Your objective
Print all of the data exactly as written.

Dataset excerpt
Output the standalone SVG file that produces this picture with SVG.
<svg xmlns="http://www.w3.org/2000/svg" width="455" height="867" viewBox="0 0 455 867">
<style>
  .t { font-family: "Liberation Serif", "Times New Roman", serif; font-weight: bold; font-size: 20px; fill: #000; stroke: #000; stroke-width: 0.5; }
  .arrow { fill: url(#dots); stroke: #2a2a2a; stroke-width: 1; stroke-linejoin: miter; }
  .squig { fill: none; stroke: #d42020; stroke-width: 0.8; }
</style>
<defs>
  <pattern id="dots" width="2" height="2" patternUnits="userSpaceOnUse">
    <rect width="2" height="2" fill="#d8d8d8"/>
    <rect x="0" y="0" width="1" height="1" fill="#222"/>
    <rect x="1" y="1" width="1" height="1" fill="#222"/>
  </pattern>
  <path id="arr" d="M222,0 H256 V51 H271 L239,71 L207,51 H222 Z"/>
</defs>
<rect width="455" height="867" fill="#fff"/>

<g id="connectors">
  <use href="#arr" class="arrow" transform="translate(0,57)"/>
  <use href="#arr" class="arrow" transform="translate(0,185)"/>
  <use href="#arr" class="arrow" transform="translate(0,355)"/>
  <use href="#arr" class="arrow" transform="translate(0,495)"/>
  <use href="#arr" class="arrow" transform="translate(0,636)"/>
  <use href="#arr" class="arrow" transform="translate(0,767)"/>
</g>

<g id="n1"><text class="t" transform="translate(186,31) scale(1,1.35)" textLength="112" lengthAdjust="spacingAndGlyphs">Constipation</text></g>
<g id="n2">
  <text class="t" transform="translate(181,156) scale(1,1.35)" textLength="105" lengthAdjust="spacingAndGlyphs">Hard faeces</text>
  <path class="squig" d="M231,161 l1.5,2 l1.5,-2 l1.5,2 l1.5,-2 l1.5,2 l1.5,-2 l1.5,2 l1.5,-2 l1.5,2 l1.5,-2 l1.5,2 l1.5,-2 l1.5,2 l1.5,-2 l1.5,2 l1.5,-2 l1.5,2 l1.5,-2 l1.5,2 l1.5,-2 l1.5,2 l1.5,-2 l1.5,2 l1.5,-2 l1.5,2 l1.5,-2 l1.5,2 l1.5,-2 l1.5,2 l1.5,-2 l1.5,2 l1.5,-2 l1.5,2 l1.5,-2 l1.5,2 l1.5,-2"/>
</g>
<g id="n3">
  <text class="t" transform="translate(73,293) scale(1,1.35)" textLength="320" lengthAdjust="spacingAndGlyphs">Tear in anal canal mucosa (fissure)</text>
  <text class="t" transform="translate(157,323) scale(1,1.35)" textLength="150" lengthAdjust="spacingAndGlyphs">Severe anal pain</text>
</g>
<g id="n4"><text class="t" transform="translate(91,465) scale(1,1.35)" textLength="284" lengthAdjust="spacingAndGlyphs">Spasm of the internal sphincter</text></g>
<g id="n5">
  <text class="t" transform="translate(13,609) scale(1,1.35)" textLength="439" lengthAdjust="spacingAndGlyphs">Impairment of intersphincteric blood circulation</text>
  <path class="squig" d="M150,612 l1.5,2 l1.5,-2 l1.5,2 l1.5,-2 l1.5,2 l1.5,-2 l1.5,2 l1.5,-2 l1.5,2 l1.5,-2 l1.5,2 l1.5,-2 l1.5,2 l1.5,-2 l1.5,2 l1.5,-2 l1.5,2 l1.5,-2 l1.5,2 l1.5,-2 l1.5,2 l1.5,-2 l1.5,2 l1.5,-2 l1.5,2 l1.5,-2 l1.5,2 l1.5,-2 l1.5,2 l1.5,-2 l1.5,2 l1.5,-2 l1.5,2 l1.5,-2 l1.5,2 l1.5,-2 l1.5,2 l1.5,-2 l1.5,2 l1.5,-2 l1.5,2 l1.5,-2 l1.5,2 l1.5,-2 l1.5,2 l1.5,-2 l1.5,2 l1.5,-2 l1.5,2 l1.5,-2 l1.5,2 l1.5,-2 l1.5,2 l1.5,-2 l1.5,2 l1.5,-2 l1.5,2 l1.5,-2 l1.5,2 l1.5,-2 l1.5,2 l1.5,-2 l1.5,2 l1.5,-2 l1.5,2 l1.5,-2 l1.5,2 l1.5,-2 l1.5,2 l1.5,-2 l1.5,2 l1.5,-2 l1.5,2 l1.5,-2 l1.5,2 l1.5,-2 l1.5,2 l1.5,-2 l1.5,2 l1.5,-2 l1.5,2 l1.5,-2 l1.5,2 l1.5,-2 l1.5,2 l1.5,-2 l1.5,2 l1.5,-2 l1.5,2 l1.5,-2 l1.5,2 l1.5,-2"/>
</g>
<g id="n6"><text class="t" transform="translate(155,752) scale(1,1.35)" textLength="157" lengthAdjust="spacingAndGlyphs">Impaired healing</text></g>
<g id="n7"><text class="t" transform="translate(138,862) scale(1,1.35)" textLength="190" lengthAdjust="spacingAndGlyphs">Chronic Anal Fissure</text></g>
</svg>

Full output
Output the standalone SVG file that produces this picture with SVG.
<svg xmlns="http://www.w3.org/2000/svg" width="455" height="867" viewBox="0 0 455 867">
<style>
  .t { font-family: "Liberation Serif", "Times New Roman", serif; font-weight: bold; font-size: 20px; fill: #000; stroke: #000; stroke-width: 0.5; }
  .arrow { fill: url(#dots); stroke: #2a2a2a; stroke-width: 1; stroke-linejoin: miter; }
  .squig { fill: none; stroke: #d42020; stroke-width: 0.8; }
</style>
<defs>
  <pattern id="dots" width="2" height="2" patternUnits="userSpaceOnUse">
    <rect width="2" height="2" fill="#d8d8d8"/>
    <rect x="0" y="0" width="1" height="1" fill="#222"/>
    <rect x="1" y="1" width="1" height="1" fill="#222"/>
  </pattern>
  <path id="arr" d="M222,0 H256 V51 H271 L239,71 L207,51 H222 Z"/>
</defs>
<rect width="455" height="867" fill="#fff"/>

<g id="connectors">
  <use href="#arr" class="arrow" transform="translate(0,57)"/>
  <use href="#arr" class="arrow" transform="translate(0,185)"/>
  <use href="#arr" class="arrow" transform="translate(0,355)"/>
  <use href="#arr" class="arrow" transform="translate(0,495)"/>
  <use href="#arr" class="arrow" transform="translate(0,636)"/>
  <use href="#arr" class="arrow" transform="translate(0,767)"/>
</g>

<g id="n1"><text class="t" transform="translate(186,31) scale(1,1.35)" textLength="112" lengthAdjust="spacingAndGlyphs">Constipation</text></g>
<g id="n2">
  <text class="t" transform="translate(181,156) scale(1,1.35)" textLength="105" lengthAdjust="spacingAndGlyphs">Hard faeces</text>
  <path class="squig" d="M231,161 l1.5,2 l1.5,-2 l1.5,2 l1.5,-2 l1.5,2 l1.5,-2 l1.5,2 l1.5,-2 l1.5,2 l1.5,-2 l1.5,2 l1.5,-2 l1.5,2 l1.5,-2 l1.5,2 l1.5,-2 l1.5,2 l1.5,-2 l1.5,2 l1.5,-2 l1.5,2 l1.5,-2 l1.5,2 l1.5,-2 l1.5,2 l1.5,-2 l1.5,2 l1.5,-2 l1.5,2 l1.5,-2 l1.5,2 l1.5,-2 l1.5,2 l1.5,-2 l1.5,2 l1.5,-2"/>
</g>
<g id="n3">
  <text class="t" transform="translate(73,293) scale(1,1.35)" textLength="320" lengthAdjust="spacingAndGlyphs">Tear in anal canal mucosa (fissure)</text>
  <text class="t" transform="translate(157,323) scale(1,1.35)" textLength="150" lengthAdjust="spacingAndGlyphs">Severe anal pain</text>
</g>
<g id="n4"><text class="t" transform="translate(91,465) scale(1,1.35)" textLength="284" lengthAdjust="spacingAndGlyphs">Spasm of the internal sphincter</text></g>
<g id="n5">
  <text class="t" transform="translate(13,609) scale(1,1.35)" textLength="439" lengthAdjust="spacingAndGlyphs">Impairment of intersphincteric blood circulation</text>
  <path class="squig" d="M150,612 l1.5,2 l1.5,-2 l1.5,2 l1.5,-2 l1.5,2 l1.5,-2 l1.5,2 l1.5,-2 l1.5,2 l1.5,-2 l1.5,2 l1.5,-2 l1.5,2 l1.5,-2 l1.5,2 l1.5,-2 l1.5,2 l1.5,-2 l1.5,2 l1.5,-2 l1.5,2 l1.5,-2 l1.5,2 l1.5,-2 l1.5,2 l1.5,-2 l1.5,2 l1.5,-2 l1.5,2 l1.5,-2 l1.5,2 l1.5,-2 l1.5,2 l1.5,-2 l1.5,2 l1.5,-2 l1.5,2 l1.5,-2 l1.5,2 l1.5,-2 l1.5,2 l1.5,-2 l1.5,2 l1.5,-2 l1.5,2 l1.5,-2 l1.5,2 l1.5,-2 l1.5,2 l1.5,-2 l1.5,2 l1.5,-2 l1.5,2 l1.5,-2 l1.5,2 l1.5,-2 l1.5,2 l1.5,-2 l1.5,2 l1.5,-2 l1.5,2 l1.5,-2 l1.5,2 l1.5,-2 l1.5,2 l1.5,-2 l1.5,2 l1.5,-2 l1.5,2 l1.5,-2 l1.5,2 l1.5,-2 l1.5,2 l1.5,-2 l1.5,2 l1.5,-2 l1.5,2 l1.5,-2 l1.5,2 l1.5,-2 l1.5,2 l1.5,-2 l1.5,2 l1.5,-2 l1.5,2 l1.5,-2 l1.5,2 l1.5,-2 l1.5,2 l1.5,-2 l1.5,2 l1.5,-2"/>
</g>
<g id="n6"><text class="t" transform="translate(155,752) scale(1,1.35)" textLength="157" lengthAdjust="spacingAndGlyphs">Impaired healing</text></g>
<g id="n7"><text class="t" transform="translate(138,862) scale(1,1.35)" textLength="190" lengthAdjust="spacingAndGlyphs">Chronic Anal Fissure</text></g>
</svg>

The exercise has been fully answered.